Richard Koch explains the 80/20 principle this way “The 80/20 Principle asserts that a minority of causes, inputs or effort usually lead to a majority of the results, outputs or rewards. Taken literally, this means that, for example, 80 percent of what you achieve in your job comes from 20 percent of the time spent. Thus for all practical purposes, four-fifths of the effort – a dominant part of it – is largely irrelevant. This is contrary to what people normally expect.”
Less meetings are not only less taxing on your schedule, they give you the mental space needed to be available to your team.

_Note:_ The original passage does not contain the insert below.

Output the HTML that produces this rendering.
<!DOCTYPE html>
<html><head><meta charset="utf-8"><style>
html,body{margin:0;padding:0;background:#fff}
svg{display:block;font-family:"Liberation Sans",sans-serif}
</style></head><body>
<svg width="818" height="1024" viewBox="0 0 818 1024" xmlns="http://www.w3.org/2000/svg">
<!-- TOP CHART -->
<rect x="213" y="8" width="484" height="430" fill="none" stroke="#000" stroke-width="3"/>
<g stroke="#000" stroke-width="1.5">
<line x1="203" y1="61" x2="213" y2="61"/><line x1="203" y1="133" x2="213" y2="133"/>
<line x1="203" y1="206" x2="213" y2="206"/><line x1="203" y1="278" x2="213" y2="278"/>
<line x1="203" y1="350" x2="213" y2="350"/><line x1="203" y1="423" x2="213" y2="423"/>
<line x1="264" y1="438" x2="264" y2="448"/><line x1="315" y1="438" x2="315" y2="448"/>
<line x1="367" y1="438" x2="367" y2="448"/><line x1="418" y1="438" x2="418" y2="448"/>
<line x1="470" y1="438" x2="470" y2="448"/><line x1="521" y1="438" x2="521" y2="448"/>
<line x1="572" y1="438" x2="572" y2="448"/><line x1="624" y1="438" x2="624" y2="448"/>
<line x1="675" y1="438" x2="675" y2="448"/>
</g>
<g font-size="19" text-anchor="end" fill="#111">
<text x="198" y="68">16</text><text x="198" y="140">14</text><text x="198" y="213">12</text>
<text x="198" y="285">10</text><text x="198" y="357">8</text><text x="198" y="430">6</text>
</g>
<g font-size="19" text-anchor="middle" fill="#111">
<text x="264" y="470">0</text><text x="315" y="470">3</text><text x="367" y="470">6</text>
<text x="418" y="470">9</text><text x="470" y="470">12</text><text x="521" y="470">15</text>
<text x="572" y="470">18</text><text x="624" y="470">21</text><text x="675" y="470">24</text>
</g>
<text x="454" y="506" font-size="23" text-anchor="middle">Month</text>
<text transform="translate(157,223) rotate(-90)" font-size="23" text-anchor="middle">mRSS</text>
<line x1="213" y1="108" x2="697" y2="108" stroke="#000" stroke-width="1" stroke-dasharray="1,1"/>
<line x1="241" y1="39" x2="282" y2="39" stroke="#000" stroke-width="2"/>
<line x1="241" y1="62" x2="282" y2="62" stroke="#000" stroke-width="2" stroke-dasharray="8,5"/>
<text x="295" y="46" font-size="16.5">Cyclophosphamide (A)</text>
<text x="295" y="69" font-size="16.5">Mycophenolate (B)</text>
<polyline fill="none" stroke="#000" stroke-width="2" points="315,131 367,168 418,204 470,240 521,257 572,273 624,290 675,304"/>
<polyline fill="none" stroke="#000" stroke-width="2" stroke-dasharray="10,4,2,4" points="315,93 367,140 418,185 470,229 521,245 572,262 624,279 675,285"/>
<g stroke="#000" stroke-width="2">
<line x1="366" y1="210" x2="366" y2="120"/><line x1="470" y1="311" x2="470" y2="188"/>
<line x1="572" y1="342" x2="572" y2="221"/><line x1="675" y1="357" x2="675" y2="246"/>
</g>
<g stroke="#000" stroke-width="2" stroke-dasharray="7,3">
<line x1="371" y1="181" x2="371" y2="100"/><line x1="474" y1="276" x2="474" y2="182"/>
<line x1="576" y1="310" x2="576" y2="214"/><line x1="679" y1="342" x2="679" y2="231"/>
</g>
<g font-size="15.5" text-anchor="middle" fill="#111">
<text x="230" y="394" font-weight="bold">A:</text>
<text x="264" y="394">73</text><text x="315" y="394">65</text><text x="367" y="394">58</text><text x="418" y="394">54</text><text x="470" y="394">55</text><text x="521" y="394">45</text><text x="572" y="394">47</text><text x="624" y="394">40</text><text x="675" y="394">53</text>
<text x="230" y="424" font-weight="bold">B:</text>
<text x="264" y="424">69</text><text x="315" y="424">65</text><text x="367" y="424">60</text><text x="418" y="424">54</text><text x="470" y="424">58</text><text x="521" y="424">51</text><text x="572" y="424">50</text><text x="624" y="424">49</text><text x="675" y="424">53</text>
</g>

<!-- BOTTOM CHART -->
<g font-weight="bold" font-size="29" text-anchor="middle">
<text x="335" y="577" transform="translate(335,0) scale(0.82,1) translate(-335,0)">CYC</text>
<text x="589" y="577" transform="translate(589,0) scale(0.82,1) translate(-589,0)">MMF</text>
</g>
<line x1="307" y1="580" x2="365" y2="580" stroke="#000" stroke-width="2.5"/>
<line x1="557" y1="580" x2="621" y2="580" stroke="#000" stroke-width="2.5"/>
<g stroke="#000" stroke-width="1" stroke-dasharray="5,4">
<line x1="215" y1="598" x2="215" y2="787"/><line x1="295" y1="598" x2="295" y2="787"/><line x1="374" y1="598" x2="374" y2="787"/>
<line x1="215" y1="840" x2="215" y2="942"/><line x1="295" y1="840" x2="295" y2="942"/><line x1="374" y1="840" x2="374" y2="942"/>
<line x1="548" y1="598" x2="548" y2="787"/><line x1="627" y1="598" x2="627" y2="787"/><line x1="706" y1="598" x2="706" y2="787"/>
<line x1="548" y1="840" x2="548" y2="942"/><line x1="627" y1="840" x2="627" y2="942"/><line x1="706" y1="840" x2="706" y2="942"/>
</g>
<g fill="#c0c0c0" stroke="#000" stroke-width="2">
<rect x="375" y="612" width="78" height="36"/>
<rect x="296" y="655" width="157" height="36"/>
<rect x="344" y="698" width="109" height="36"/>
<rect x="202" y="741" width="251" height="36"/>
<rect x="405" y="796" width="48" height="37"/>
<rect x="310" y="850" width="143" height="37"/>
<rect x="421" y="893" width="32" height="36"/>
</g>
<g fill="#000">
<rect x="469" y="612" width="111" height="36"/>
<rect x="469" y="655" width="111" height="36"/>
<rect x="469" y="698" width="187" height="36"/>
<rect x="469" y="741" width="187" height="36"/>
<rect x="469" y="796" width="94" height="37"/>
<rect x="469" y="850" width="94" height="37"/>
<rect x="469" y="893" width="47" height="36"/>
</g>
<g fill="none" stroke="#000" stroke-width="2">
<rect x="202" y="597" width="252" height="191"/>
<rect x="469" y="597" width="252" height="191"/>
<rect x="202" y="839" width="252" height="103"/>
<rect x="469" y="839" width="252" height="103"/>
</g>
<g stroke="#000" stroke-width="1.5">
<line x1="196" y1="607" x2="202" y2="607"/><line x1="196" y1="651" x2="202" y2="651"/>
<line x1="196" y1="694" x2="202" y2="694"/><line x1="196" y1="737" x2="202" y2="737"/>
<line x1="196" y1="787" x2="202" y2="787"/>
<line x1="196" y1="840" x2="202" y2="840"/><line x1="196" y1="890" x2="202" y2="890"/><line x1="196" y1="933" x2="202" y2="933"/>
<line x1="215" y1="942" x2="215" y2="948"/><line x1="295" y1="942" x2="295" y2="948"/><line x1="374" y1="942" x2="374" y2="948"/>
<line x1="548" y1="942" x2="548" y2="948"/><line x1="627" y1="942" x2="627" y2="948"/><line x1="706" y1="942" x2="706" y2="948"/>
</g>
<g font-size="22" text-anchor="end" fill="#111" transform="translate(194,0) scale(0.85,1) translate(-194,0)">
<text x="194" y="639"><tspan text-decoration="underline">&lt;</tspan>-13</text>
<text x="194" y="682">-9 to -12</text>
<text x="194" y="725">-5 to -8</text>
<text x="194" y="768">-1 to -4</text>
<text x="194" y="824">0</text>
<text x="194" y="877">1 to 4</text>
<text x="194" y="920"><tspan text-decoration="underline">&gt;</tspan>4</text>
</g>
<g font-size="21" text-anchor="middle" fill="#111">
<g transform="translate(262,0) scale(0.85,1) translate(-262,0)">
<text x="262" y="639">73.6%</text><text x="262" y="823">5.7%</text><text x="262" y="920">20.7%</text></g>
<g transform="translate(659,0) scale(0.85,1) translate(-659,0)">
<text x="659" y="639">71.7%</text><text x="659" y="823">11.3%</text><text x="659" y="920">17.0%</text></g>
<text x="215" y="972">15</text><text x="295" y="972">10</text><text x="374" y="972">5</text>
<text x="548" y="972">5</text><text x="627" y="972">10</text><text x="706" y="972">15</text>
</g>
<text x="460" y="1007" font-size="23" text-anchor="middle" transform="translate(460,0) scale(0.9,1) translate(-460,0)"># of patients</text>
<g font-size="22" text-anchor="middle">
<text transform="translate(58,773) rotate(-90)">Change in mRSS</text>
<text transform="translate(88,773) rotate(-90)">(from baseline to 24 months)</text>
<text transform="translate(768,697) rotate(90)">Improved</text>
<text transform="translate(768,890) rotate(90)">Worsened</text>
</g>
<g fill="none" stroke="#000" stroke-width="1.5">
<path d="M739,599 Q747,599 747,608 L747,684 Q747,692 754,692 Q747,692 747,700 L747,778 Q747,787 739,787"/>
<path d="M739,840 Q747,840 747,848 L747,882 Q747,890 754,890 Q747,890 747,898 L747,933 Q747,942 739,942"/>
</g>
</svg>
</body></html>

Your value as a leader is not based on the number of hours you put in, it’s the time spent creating value. The more value you create, the more your team will learn and grow.
Too much focus on execution without the big picture
Leaders are responsible for setting the strategy and giving life to that strategy through a strong execution plan.
Execution minded leaders can often forget to leverage the big picture thinking when motivating their team to deal with setbacks and challenges.
When struggling to keep up with a behavior or looking for inspiration, connecting action to a larger purpose and thinking about goals using the big picture ‘why’ based thinking is highly motivating. So whenever your team finds it hard to pursue their goals, energize them using the big picture ‘why’ based thinking.
Ask these questions:
- What is the purpose of this action?
- What goal does it help you achieve and why is this goal meaningful to you?
- What will be the benefit of completing this action?
- What will happen if you do not complete this goal?
If you’re not showing them a big picture of your business growth and how they can contribute, they will never know what the next step looks like. They don’t understand what skills they need to develop because they don’t know why they would need to develop into something different; the picture has not been created.
— Natalie Dawson, TeamWork
Pushing your team when they’re struggling won’t get you the results. Use the big picture thinking to motivate and energize.
Summary
- Creating a false sense of urgency distracts your team from doing impactful work and making meaningful contributions. Clearly define priorities to enable them to put their time and energy to good use.
- Empowerment is important, but it does not mean leaving your team to struggle and figure everything out on their own. Be around to support and guide.
- When avoiding mistakes is the goal, playing safe takes the front seat while risky opportunities that might be more valuable are pushed aside. Teach your team to treat mistakes as valuable learning lessons and not something to avoid.
- Not attending to conflicts at the right time exacerbates the problem and eats up into people’s mental space that’s better spent in solving problems. Embrace conflicts even if they’re uncomfortable at first.
- Tolerating bad behavior or letting poor performance slip by communicates a wrong message to the team that you only care about outcomes and nothing else matters. Set clear expectations on what kind of behavior and outcomes won’t be accepted.
- Leaders who are too busy with meetings, agendas and goals fail to give their teams their time and attention which is necessary to perform and execute. Apply the Pareto principle to eliminate work that does not matter and double down your effort on work that does.
- When your team faces challenges and setbacks at work, pushing them harder to achieve goals does not work. Using the big picture thinking in such situations can motivate them to reach for their potential and identify creative solutions to unblock themselves and move forward.